Matthew Macdonald, a research analyst with the Centre of Chinese Studies at Stellenbosch University, agreed that the teaching and learning of Chinese augured well for easier business dealings as the Asian partnership with African higher education institutions grows.

"Any education, any skills transfer that happens in between China and South Africa or anywhere in the Southern Africa Development Community, will promote progress in development," Macdonald told University World News.

China recently became South Africa's largest trading partner and South Africa is now China's second largest trade partner, according to the official Xinhau News Agency.

South African President Jacob Zuma recently returned from a visit to China with a 300-strong business delegation. Bilateral trade between the two in the first half of this year reached US$10.81 billion, up 56.1% year on year, officials reported.

In the January edition of China Monitor Professor Scarlett Cornelissen, interim director of the Centre for Chinese Studies at Stellenbosch, wrote that given China's increased economic and diplomatic presence in Africa, Confucius Institutes could "play a key complementary role to enhance collaboration, exchange and knowledge".

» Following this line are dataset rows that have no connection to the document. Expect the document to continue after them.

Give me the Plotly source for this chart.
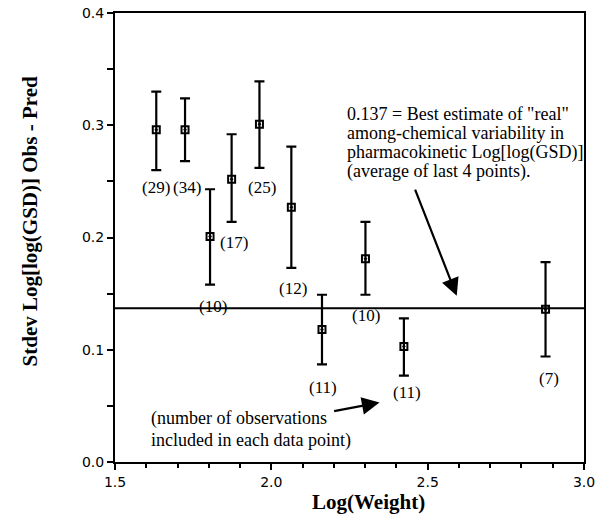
import plotly.graph_objects as go

# Binned data: mean log body weight, stdev of Log[log(GSD)] residuals, error bar limits
log_weight = [1.632, 1.724, 1.804, 1.873, 1.962, 2.064, 2.162, 2.301, 2.424, 2.877]
stdev_resid = [0.296, 0.296, 0.201, 0.252, 0.301, 0.227, 0.118, 0.181, 0.103, 0.136]
upper_limit = [0.330, 0.324, 0.243, 0.292, 0.339, 0.281, 0.149, 0.214, 0.128, 0.178]
lower_limit = [0.260, 0.268, 0.158, 0.214, 0.262, 0.173, 0.087, 0.149, 0.077, 0.094]
n_obs = [29, 34, 10, 17, 25, 12, 11, 10, 11, 7]

best_estimate = 0.137

x_ticks = [1.5, 2.0, 2.5, 3.0]
y_ticks = [0.0, 0.1, 0.2, 0.3, 0.4]

note_lines = [
    '0.137 = Best estimate of "real"',
    "among-chemical variability in",
    "pharmacokinetic Log[log(GSD)]",
    "(average of last 4 points).",
]
count_note_lines = [
    "(number of observations",
    "included in each data point)",
]

# pixel offsets of the count labels below each point centre
label_dx = [0, 2, 3, 2, 3, 2, 1, 1, 3, 3]
label_dy = [58, 58, 70, 63, 63, 81, 58, 57, 46, 69]

serif = "Liberation Serif"
sans = "DejaVu Sans"

err_plus = [u - m for u, m in zip(upper_limit, stdev_resid)]
err_minus = [m - l for m, l in zip(stdev_resid, lower_limit)]

fig = go.Figure()

fig.add_shape(type="line", xref="x", yref="y", x0=1.5, x1=3.0,
              y0=best_estimate, y1=best_estimate,
              line=dict(color="black", width=2))

fig.add_trace(go.Scatter(
    x=log_weight, y=stdev_resid, mode="markers",
    marker=dict(symbol="square-open-dot", size=7, color="black",
                line=dict(color="black", width=2)),
    error_y=dict(type="data", symmetric=False, array=err_plus,
                 arrayminus=err_minus, color="black", thickness=2.2, width=5),
    showlegend=False,
))

for x, y, n, dx, dy in zip(log_weight, stdev_resid, n_obs, label_dx, label_dy):
    fig.add_annotation(x=x, y=y, text=f"({n})", showarrow=False,
                       xanchor="center", yanchor="middle",
                       xshift=dx, yshift=-dy,
                       font=dict(family=serif, size=17, color="black"))

# explanatory note, one line per annotation for tight leading
for i, line in enumerate(note_lines):
    fig.add_annotation(x=2.234, y=0.310, yshift=-19 * i, xref="x", yref="y",
                       text=line, showarrow=False, xanchor="left",
                       yanchor="middle",
                       font=dict(family=serif, size=18, color="black"))

fig.add_annotation(
    x=2.593, y=0.148, ax=2.458, ay=0.244, xref="x", yref="y",
    axref="x", ayref="y", text="", showarrow=True,
    arrowhead=2, arrowsize=1.6, arrowwidth=2.2, arrowcolor="black")

for i, line in enumerate(count_note_lines):
    fig.add_annotation(x=1.609, y=0.039, yshift=-22 * i, xref="x", yref="y",
                       text=line, showarrow=False, xanchor="left",
                       yanchor="middle",
                       font=dict(family=serif, size=18, color="black"))

fig.add_annotation(
    x=2.346, y=0.053, ax=2.196, ay=0.045, xref="x", yref="y",
    axref="x", ayref="y", text="", showarrow=True,
    arrowhead=2, arrowsize=1.6, arrowwidth=2.2, arrowcolor="black")

fig.add_annotation(
    x=0.54, y=-0.088, xref="paper", yref="paper", text="<b>Log(Weight)</b>",
    showarrow=False, xanchor="center", yanchor="middle",
    font=dict(family=serif, size=21, color="black"))

fig.add_annotation(
    x=-0.182, y=0.535, xref="paper", yref="paper",
    text="<b>Stdev Log[log(GSD)] Obs - Pred</b>", textangle=-90,
    showarrow=False, xanchor="center", yanchor="middle",
    font=dict(family=serif, size=21, color="black"))

axis_common = dict(
    showline=True, linecolor="black", linewidth=2, mirror=True,
    ticks="outside", ticklen=6, tickwidth=1.5, tickcolor="black",
    showgrid=False, zeroline=False, automargin=False,
    tickfont=dict(family=sans, size=14, color="black"),
)

fig.update_xaxes(range=[1.5, 3.0], tickvals=x_ticks,
                 ticktext=[f"{v:.1f}" for v in x_ticks],
                 minor=dict(dtick=0.1, ticks="outside", ticklen=4,
                            tickwidth=1.5, tickcolor="black", showgrid=False),
                 **axis_common)
fig.update_yaxes(range=[0.0, 0.4], tickvals=y_ticks,
                 ticktext=[f"{v:.1f}" for v in y_ticks],
                 minor=dict(dtick=0.05, ticks="outside", ticklen=6,
                            tickwidth=1.5, tickcolor="black", showgrid=False),
                 **axis_common)

fig.update_layout(
    width=597, height=529,
    margin=dict(l=115, r=13, t=13, b=67),
    plot_bgcolor="white", paper_bgcolor="white",
)

fig.write_html("out.html")
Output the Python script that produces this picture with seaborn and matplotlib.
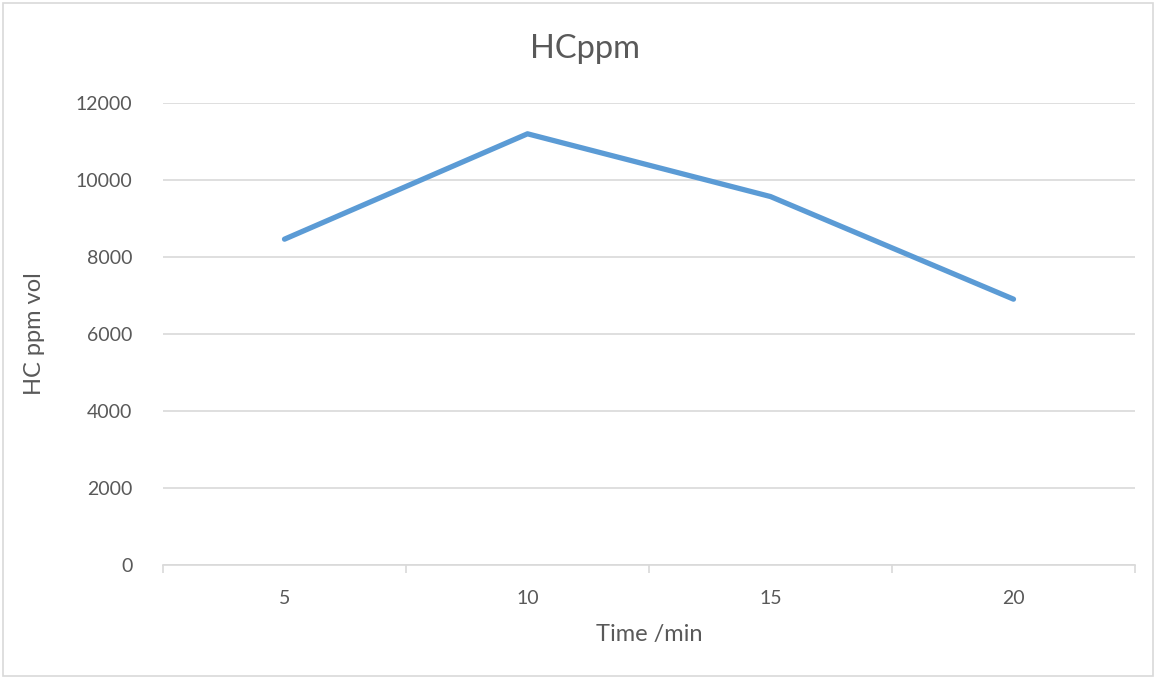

In a report the same bulletin Marius Vermaak, director of the Confucius Institute at Rhodes University - launched in August 2008 - said despite what cynics might think about the Chinese, space was for the development of distinctively African Confucius Institutes.

With weak higher education systems and a growing demand for university education that could not be satisfied on the continent, "for the foreseeable future many students from Africa will have to look at educational opportunities in the United States, United Kingdom, Europe, Australia and, more and more so, in China," Vermaak wrote.

A total of 25 Confucius Institutes have been opened in 18 African countries over the years. In June, Kenya's biggest universities - Nairobi and Kenyatta, which both host Confucius Institute branches - announced new courses in Korean and Chinese respectively.

The 10th International Chinese Language Teaching Seminar held in Shenyang last month revealed that worldwide Chinese was being studied at more than 300 Confucius Institutes and more than 300 Confucius Classrooms in 94 countries.